*) 本稿の分析に当たっては,厚生労働省の「介護サービス情報の公表」制度にかかる公表データを利用した。データ利用を許可していただいた厚生労働省および各都道府県の担当部局に感謝を申し上げたい。
1) 先行研究に関するサーベイとして,Bartelsman and Doms(2000),Syverson (2011),深尾・宮川(2008),宮川(2018),森川(2014)が挙げられる。
2) 要支援者のケアプラン作成については,基本的には,地域包括支援センターが行うことになっている。

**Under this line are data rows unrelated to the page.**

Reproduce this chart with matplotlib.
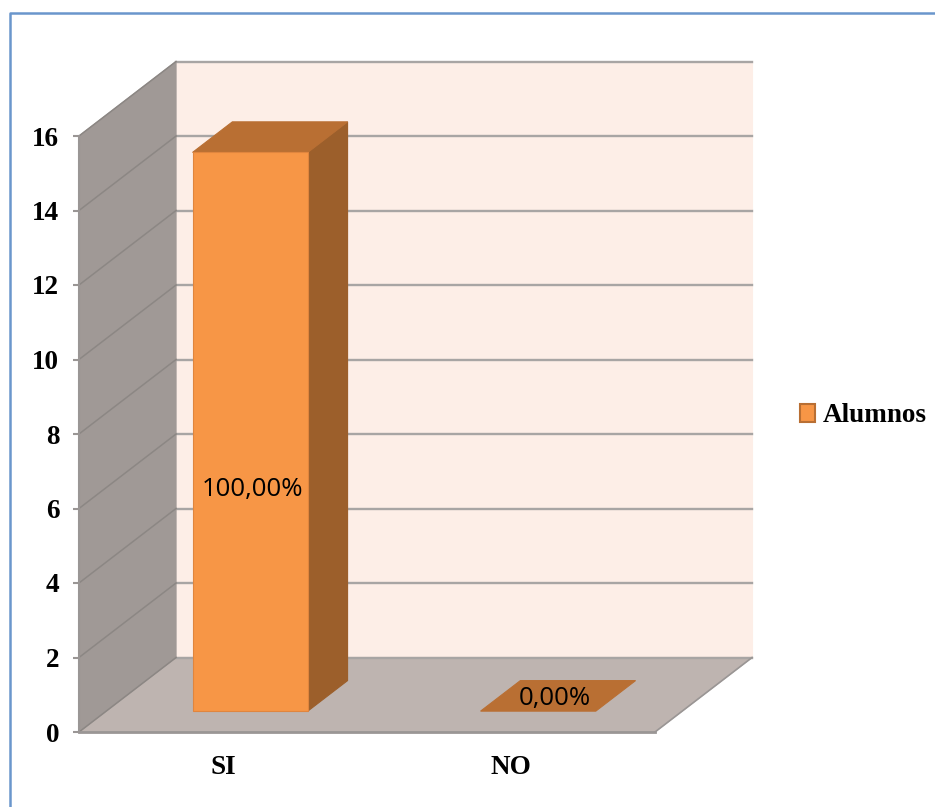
import matplotlib
matplotlib.use("Agg")
import matplotlib.pyplot as plt
from matplotlib.lines import Line2D
from matplotlib.patches import Patch

categories = ["SI", "NO"]
alumnos = [15, 0]
pct_labels = ["100,00%", "0,00%"]
y_ticks = [0, 2, 4, 6, 8, 10, 12, 14, 16]
series_name = "Alumnos"

W, H = 935, 807
X0, X1, Y0, Y16 = 79, 655, 732, 136
YMAX = 16
DEPTH_X, DEPTH_Y = 0.337, 2.0   # depth offset in data units
BAR_W, BAR_D0, BAR_D1 = 0.40, 0.28, 0.69

ORANGE, TOP, SIDE = "#F79646", "#B96F33", "#9C5F2B"
BACK, WALL, FLOOR, GRID = "#FDEEE7", "#A09996", "#BEB4B0", "#A8A5A4"
SERIF = ["Liberation Serif", "DejaVu Serif"]

fig = plt.figure(figsize=(W / 100, H / 100), dpi=100, facecolor="white")
ax = fig.add_axes([X0 / W, 1 - Y0 / H, (X1 - X0) / W, (Y0 - Y16) / H])
ax.set_xlim(-0.5, 1.5)
ax.set_ylim(0, YMAX)
ax.patch.set_visible(False)
for s in ax.spines.values():
    s.set_visible(False)


def proj(x, y, d):
    return x + d * DEPTH_X, y + d * DEPTH_Y


def face(points, color, z, edge=None):
    xs, ys = zip(*[proj(*p) for p in points])
    ax.fill(xs, ys, facecolor=color, edgecolor=edge or color, linewidth=0.8,
            zorder=z, clip_on=False)


xa, xb = ax.get_xlim()
# walls
face([(xa, 0, 1), (xb, 0, 1), (xb, YMAX, 1), (xa, YMAX, 1)], BACK, 1)
face([(xa, 0, 0), (xb, 0, 0), (xb, 0, 1), (xa, 0, 1)], FLOOR, 2)
face([(xa, 0, 0), (xa, 0, 1), (xa, YMAX, 1), (xa, YMAX, 0)], WALL, 3)

# gridlines on the back and side walls
for v in y_ticks:
    p0 = proj(xa, v, 0)
    p1 = proj(xa, v, 1)
    p2 = proj(xb, v, 1)
    ax.plot([p0[0], p1[0]], [p0[1], p1[1]], color="#8C8784", lw=1.1, zorder=4, clip_on=False)
    ax.plot([p1[0], p2[0]], [p1[1], p2[1]], color=GRID, lw=1.7, zorder=2.5, clip_on=False)

# axis edges
ax.plot([xa, xb], [0, 0], color="#9A9695", lw=2, zorder=5, clip_on=False)
ax.plot([xa, xa], [0, YMAX], color="#9A9695", lw=1.5, zorder=5, clip_on=False)
p = proj(xb, 0, 1)
ax.plot([xb, p[0]], [0, p[1]], color="#9A9695", lw=1.2, zorder=2.5, clip_on=False)

# bars
for i, (v, lab) in enumerate(zip(alumnos, pct_labels)):
    l, r = i - BAR_W / 2, i + BAR_W / 2
    if v > 0:
        face([(l, 0, BAR_D0), (r, 0, BAR_D0), (r, v, BAR_D0), (l, v, BAR_D0)], ORANGE, 7, "#E0853E")
        face([(r, 0, BAR_D0), (r, 0, BAR_D1), (r, v, BAR_D1), (r, v, BAR_D0)], SIDE, 6)
    face([(l, v, BAR_D0), (r, v, BAR_D0), (r, v, BAR_D1), (l, v, BAR_D1)], TOP, 6)
    cx, cy = proj(i, v / 2, BAR_D0 if v > 0 else (BAR_D0 + BAR_D1) / 2)
    ax.text(cx + (0.008 if v > 0 else -0.012), cy - (1.56 if v > 0 else 0.08), lab, ha="center", va="center",
            fontsize=18.5, family="Open Sans", color="black", zorder=9)

# axes ticks and labels
ax.set_yticks(y_ticks)
ax.set_xticks(range(len(categories)))
ax.set_xticklabels(categories)
ax.tick_params(axis="y", length=4.3, width=1.5, color="#9A9695", pad=10)
ax.tick_params(axis="x", length=0, pad=16.5)
for t in ax.get_xticklabels() + ax.get_yticklabels():
    t.set_fontfamily(SERIF)
    t.set_fontweight("bold")
    t.set_fontsize(19.5)
    t.set_color("black")

# legend
handle = Patch(facecolor=ORANGE, edgecolor=TOP, linewidth=1.5, label=series_name)
fig.legend(handles=[handle], loc="center left", bbox_to_anchor=(800 / W, 1 - 416 / H),
           frameon=False, borderaxespad=0, borderpad=0, handlelength=0.55, handleheight=0.62,
           handletextpad=0.3, prop={"family": SERIF, "weight": "bold", "size": 19.5})

# chart frame (runs off the picture on the right and bottom)
fig.add_artist(Line2D([9.5 / W, 9.5 / W, 1], [0, 1 - 13 / H, 1 - 13 / H],
                      color="#6A96CC", lw=1.8, transform=fig.transFigure))

fig.savefig("out.png", dpi=100, facecolor="white")
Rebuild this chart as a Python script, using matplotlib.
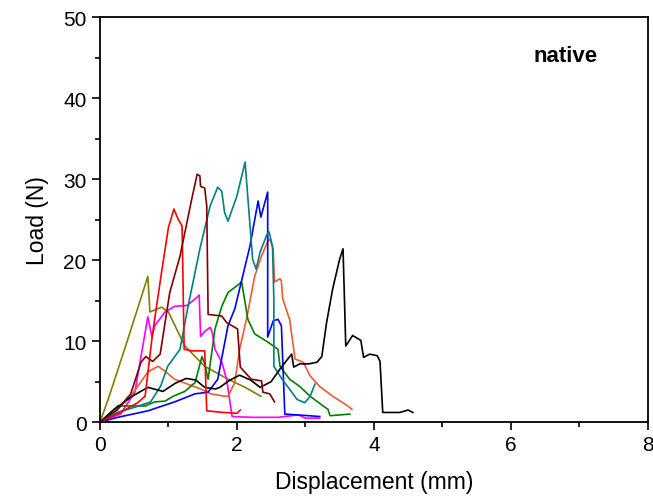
import matplotlib.pyplot as plt
from matplotlib.ticker import MultipleLocator

plt.rcParams['font.family'] = ['Liberation Sans', 'DejaVu Sans']

# load-displacement curves (mm, N)
black_x = [0, 0.2, 0.45, 0.7, 0.92, 1.1, 1.26, 1.4, 1.53, 1.69, 1.75, 1.9, 2.04, 2.2, 2.34, 2.5, 2.65, 2.8, 2.83, 2.92, 3.05, 3.17, 3.24, 3.31, 3.4, 3.5, 3.55, 3.59, 3.69, 3.81, 3.85, 3.94, 4.05, 4.09, 4.13, 4.38, 4.5, 4.57]
black_y = [0, 1.5, 3.1, 4.3, 3.8, 4.8, 5.4, 5.2, 4.3, 4.1, 4.3, 5.2, 5.8, 5.2, 4.3, 5.0, 6.8, 8.4, 6.8, 7.2, 7.2, 7.4, 8.1, 12.3, 16.5, 20.1, 21.4, 9.4, 10.7, 10.1, 8.0, 8.4, 8.2, 7.5, 1.2, 1.2, 1.5, 1.2]

red_x = [0, 0.3, 0.55, 0.66, 0.77, 0.9, 1.0, 1.08, 1.14, 1.2, 1.23, 1.34, 1.53, 1.56, 1.8, 2.0, 2.05]
red_y = [0, 1.2, 2.4, 3.2, 11.0, 18.5, 24.0, 26.3, 25.1, 24.2, 9.0, 8.8, 8.8, 1.4, 1.2, 1.1, 1.5]

maroon_x = [0, 0.25, 0.45, 0.6, 0.67, 0.77, 0.88, 1.02, 1.17, 1.34, 1.42, 1.46, 1.47, 1.53, 1.56, 1.58, 1.78, 1.85, 2.01, 2.05, 2.21, 2.36, 2.38, 2.48, 2.55]
maroon_y = [0, 1.5, 3.5, 7.4, 8.1, 7.5, 8.4, 16.0, 20.5, 27.5, 30.6, 30.4, 29.1, 28.9, 26.7, 13.3, 13.1, 12.3, 11.5, 6.8, 5.3, 5.1, 3.7, 3.5, 2.5]

teal_x = [0, 0.25, 0.53, 0.74, 0.89, 0.99, 1.17, 1.28, 1.46, 1.61, 1.72, 1.78, 1.82, 1.87, 2.0, 2.12, 2.23, 2.28, 2.34, 2.44, 2.47, 2.52, 2.54, 2.54, 2.66, 2.75, 2.88, 2.99, 3.07, 3.14]
teal_y = [0, 1.2, 1.9, 2.5, 4.5, 6.9, 9.0, 14.0, 21.4, 26.7, 29.0, 28.5, 25.9, 24.8, 27.9, 32.1, 20.1, 18.9, 21.0, 23.2, 23.5, 21.7, 15.2, 6.9, 5.3, 4.3, 2.8, 2.4, 3.2, 4.7]

blue_x = [0, 0.26, 0.7, 1.09, 1.39, 1.58, 1.72, 1.87, 1.97, 2.19, 2.31, 2.35, 2.45, 2.45, 2.53, 2.6, 2.65, 2.7, 2.88, 3.21]
blue_y = [0, 0.6, 1.4, 2.5, 3.5, 3.7, 5.3, 11.9, 14.0, 21.7, 27.3, 25.3, 28.4, 10.5, 12.5, 12.7, 11.9, 1.0, 0.9, 0.7]

green_x = [0, 0.26, 0.66, 0.8, 0.95, 1.07, 1.24, 1.39, 1.49, 1.53, 1.58, 1.68, 1.78, 1.87, 2.07, 2.16, 2.26, 2.45, 2.6, 2.63, 2.77, 2.92, 3.07, 3.26, 3.33, 3.36, 3.65]
green_y = [0, 2.0, 2.0, 2.5, 2.6, 3.2, 3.8, 4.9, 8.1, 7.2, 5.3, 11.5, 14.3, 16.0, 17.3, 12.7, 10.9, 9.9, 9.0, 6.9, 5.3, 4.4, 3.2, 2.0, 1.6, 0.8, 1.0]

olive_x = [0, 0.12, 0.36, 0.58, 0.70, 0.73, 0.9, 1.0, 1.12, 1.24, 1.53, 1.87, 2.12, 2.35]
olive_y = [0, 2.8, 9.0, 14.8, 18.0, 13.6, 14.2, 13.6, 11.5, 9.4, 6.9, 5.3, 4.3, 3.2]

magenta_x = [0, 0.3, 0.51, 0.6, 0.7, 0.76, 0.8, 0.95, 1.09, 1.27, 1.39, 1.45, 1.47, 1.53, 1.61, 1.64, 1.68, 1.78, 1.85, 1.93, 2.22, 2.6, 2.9, 3.0, 3.21]
magenta_y = [0, 1.0, 3.7, 8.1, 13.0, 10.5, 11.9, 13.6, 14.3, 14.4, 15.2, 15.7, 10.6, 11.2, 11.7, 11.1, 9.0, 7.4, 5.3, 0.7, 0.6, 0.6, 0.9, 0.5, 0.5]

coral_x = [0, 0.25, 0.45, 0.7, 0.85, 0.95, 1.09, 1.28, 1.47, 1.62, 1.82, 1.87, 1.97, 2.04, 2.15, 2.26, 2.36, 2.45, 2.48, 2.53, 2.55, 2.63, 2.65, 2.67, 2.77, 2.85, 2.97, 3.07, 3.21, 3.4, 3.62, 3.68]
coral_y = [0, 1.5, 3.2, 6.2, 6.9, 6.3, 5.3, 4.7, 4.1, 3.5, 3.2, 3.2, 4.9, 9.0, 13.1, 18.0, 20.5, 22.3, 22.6, 21.4, 17.3, 17.7, 17.4, 15.2, 12.7, 7.8, 7.4, 5.7, 4.4, 3.2, 2.0, 1.6]

curves = [
    (olive_x, olive_y, '#808000'),
    (magenta_x, magenta_y, '#ff00ff'),
    (coral_x, coral_y, '#f05a32'),
    (green_x, green_y, '#008000'),
    (blue_x, blue_y, '#0000ff'),
    (teal_x, teal_y, '#008080'),
    (black_x, black_y, '#000000'),
    (red_x, red_y, '#ff0000'),
    (maroon_x, maroon_y, '#800000'),
]

fig = plt.figure(figsize=(6.53, 5.02), dpi=100)
ax = fig.add_axes([0.153, 0.157, 0.839, 0.807])

for xs, ys, c in curves:
    ax.plot(xs, ys, color=c, linewidth=1.2)

ax.set_xlim(0, 8)
ax.set_ylim(0, 50)
ax.xaxis.set_major_locator(MultipleLocator(2))
ax.xaxis.set_minor_locator(MultipleLocator(1))
ax.yaxis.set_major_locator(MultipleLocator(10))
ax.yaxis.set_minor_locator(MultipleLocator(5))
ax.tick_params(which='major', direction='out', length=6, width=1.2, labelsize=15)
ax.tick_params(which='minor', direction='out', length=3.5, width=1.2)
for s in ax.spines.values():
    s.set_linewidth(1.3)

ax.set_xlabel('Displacement (mm)', fontsize=16.5, labelpad=11)
ax.set_ylabel('Load (N)', fontsize=16.5, labelpad=10)
ax.text(6.8, 45.2, 'native', fontsize=16, fontweight='bold', ha='center', va='center')

plt.savefig('out.png', dpi=100)
plt.close()
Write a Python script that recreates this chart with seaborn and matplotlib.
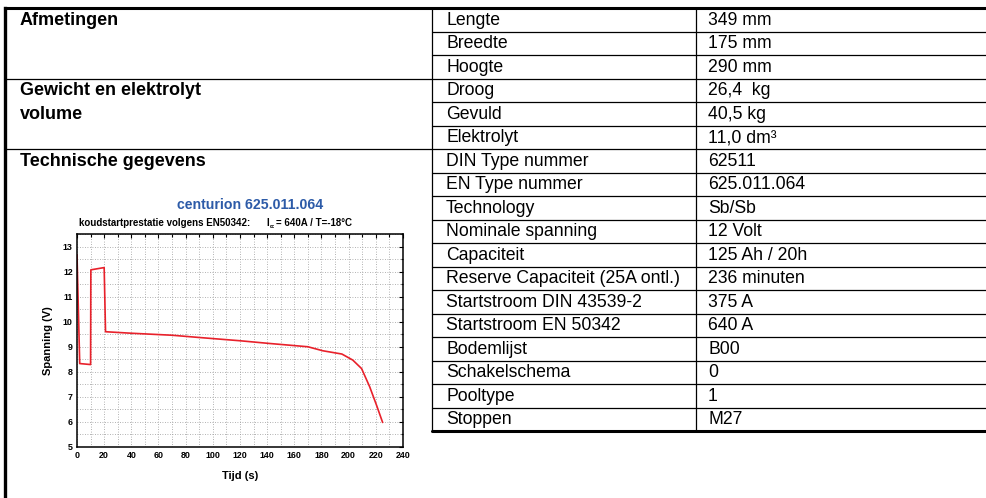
import pandas as pd
import seaborn as sb
import matplotlib.pyplot as plt
from matplotlib.ticker import MultipleLocator

# cold start curve
time_s = [0, 2, 10, 10.2, 20, 21, 40, 70, 90, 120, 142, 170, 181, 195, 203, 209.5, 215.5, 220.5, 225]
voltage_v = [12.67, 8.33, 8.29, 12.07, 12.16, 9.6, 9.54, 9.46, 9.37, 9.24, 9.13, 9.0, 8.84, 8.71, 8.47, 8.13, 7.4, 6.67, 5.98]

# left column: row index where each text sits
section_rows = [0, 3, 4, 6]
section_texts = ["Afmetingen", "Gewicht en elektrolyt", "volume", "Technische gegevens"]
section_breaks = [3, 6]

spec_labels = [
    "Lengte", "Breedte", "Hoogte", "Droog", "Gevuld", "Elektrolyt",
    "DIN Type nummer", "EN Type nummer", "Technology", "Nominale spanning",
    "Capaciteit", "Reserve Capaciteit (25A ontl.)", "Startstroom DIN 43539-2",
    "Startstroom EN 50342", "Bodemlijst", "Schakelschema", "Pooltype", "Stoppen",
]
spec_values = [
    "349 mm", "175 mm", "290 mm", "26,4  kg", "40,5 kg", "11,0 dm\u00b3",
    "62511", "625.011.064", "Sb/Sb", "12 Volt",
    "125 Ah / 20h", "236 minuten", "375 A",
    "640 A", "B00", "0", "1", "M27",
]

chart_title = "centurion 625.011.064"
chart_subtitle = "koudstartprestatie volgens EN50342:"
chart_condition = "= 640A / T=-18\u00b0C"

W, H = 987, 498
TOP, ROW = 8, 23.5
LEFT, MID, VAL = 5, 432, 696


def drawTable(bg):
    n = len(spec_labels)
    bottom = TOP + n * ROW
    for k in range(1, n):
        y = TOP + k * ROW
        x0 = LEFT if k in section_breaks else MID
        bg.plot([x0, W], [y, y], color="black", lw=0.9)
    bg.plot([LEFT, W], [TOP, TOP], color="black", lw=2.2, solid_capstyle="projecting")
    bg.plot([MID, W], [bottom, bottom], color="black", lw=2.2)
    bg.plot([LEFT, LEFT], [TOP, H], color="black", lw=2.4, solid_capstyle="projecting")
    bg.plot([MID, MID], [TOP, bottom], color="black", lw=0.9)
    bg.plot([VAL, VAL], [TOP, bottom], color="black", lw=0.9)

    for i, (lab, val) in enumerate(zip(spec_labels, spec_values)):
        y = TOP + (i + 0.5) * ROW + 0.5
        bg.text(446, y, lab, va="center", ha="left", fontsize=12.7)
        bg.text(708, y, val, va="center", ha="left", fontsize=12.7)
    for r, txt in zip(section_rows, section_texts):
        y = TOP + (r + 0.5) * ROW + 0.5
        bg.text(20, y, txt, va="center", ha="left", fontsize=13, fontweight="bold")


def drawChart(fig, bg):
    bg.text(250, 205, chart_title, ha="center", va="center", color="#2d5ba8",
            fontsize=10.2, fontweight="bold")
    bg.text(79, 223, chart_subtitle, ha="left", va="center", fontsize=7, fontweight="bold")
    bg.text(266, 223, "I", ha="left", va="center", fontsize=7, fontweight="bold")
    bg.text(269.5, 226.5, "cc", ha="left", va="center", fontsize=3.4, fontweight="bold")
    bg.text(276, 223, chart_condition, ha="left", va="center", fontsize=7, fontweight="bold")

    ax = fig.add_axes([77 / W, 1 - 447 / H, 326 / W, 213 / H])
    df = pd.DataFrame({"Tijd (s)": time_s, "Spanning (V)": voltage_v})
    sb.lineplot(data=df, x="Tijd (s)", y="Spanning (V)", ax=ax, color="#e8212b",
                lw=1.2, sort=False)
    ax.set_xlim(0, 240)
    ax.set_ylim(5, 13.5)
    ax.xaxis.set_major_locator(MultipleLocator(20))
    ax.xaxis.set_minor_locator(MultipleLocator(10))
    ax.yaxis.set_major_locator(MultipleLocator(1))
    ax.yaxis.set_minor_locator(MultipleLocator(0.5))
    ax.grid(which="both", ls=(0, (1, 2)), color="#999999", lw=0.6)
    ax.set_axisbelow(True)
    ax.tick_params(which="both", direction="in", top=True, right=True,
                   labelsize=6.4, width=0.8, color="black", labelcolor="black", pad=3)
    ax.tick_params(which="major", length=3)
    ax.tick_params(which="minor", length=1.8)
    for lab in ax.get_xticklabels() + ax.get_yticklabels():
        lab.set_fontweight("bold")
    for sp in ax.spines.values():
        sp.set_color("black")
        sp.set_linewidth(1.1)
    ax.set_xlabel("Tijd (s)", fontsize=8, fontweight="bold", labelpad=8)
    ax.set_ylabel("Spanning (V)", fontsize=8, fontweight="bold", labelpad=7)


def main():
    sb.set_style("white")
    plt.rcParams["font.family"] = ["Liberation Sans", "DejaVu Sans"]
    plt.rcParams["text.color"] = "black"
    plt.rcParams["axes.labelcolor"] = "black"
    fig = plt.figure(figsize=(W / 100, H / 100), dpi=100)
    bg = fig.add_axes([0, 0, 1, 1])
    bg.set_xlim(0, W)
    bg.set_ylim(H, 0)
    bg.axis("off")
    drawTable(bg)
    drawChart(fig, bg)
    plt.savefig("out.png", dpi=100)


if __name__ == "__main__":
    main()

3) 実際問題として,特別養護老人ホームや老人保健施設には,利用者100人に対してケアマネージャーを一人配置する基準が設けられているので,このあたりが物理的な上限であると考えられる。ちなみに,居宅 介護支援事業所は利用者35人に対して一人のケアマネージャーの配置が求められている。
4) もう一つの対処方法としては,物理的指標を介護報酬ベースに直し,各種加算を加えることでサービスの質をアウトプットにある程度含めるということも考えられる。
5) もっとも,後でみるように,回帰分析の結果からは労働生産性22に関する(労働者数の)規模の利益は確認できず,むしろ規模の不利益があるという結果となっている。
6) 分析に先立って,記入日が2015年4月1日から2016年3月31日である事業所にサンプルを限定した。また,居宅介護支援は2000年4月1日からスタートした事業であるため,それ以前に開業したと回答している事業所についても(事業の準備ということで,介護保険開始前から事業所を設置している場合がある),2000年4月1日を事業開始日と定義して,操業期間を計算している。
7) 本稿では,同一法人が居宅介護支援と介護予防支援以外の兼業を全く行っていないということをもって独立系ケアマネと定義している。
8) 人口密度は高齢者人口密度と同様の性質があるため,省略した。
9) 無論,誘発需要などを生まないという制約のもとで兼業が行われる必要がある。ただし,近年は,ケアプランが同一の法人に集中しすぎないような工夫も政策的に行われている。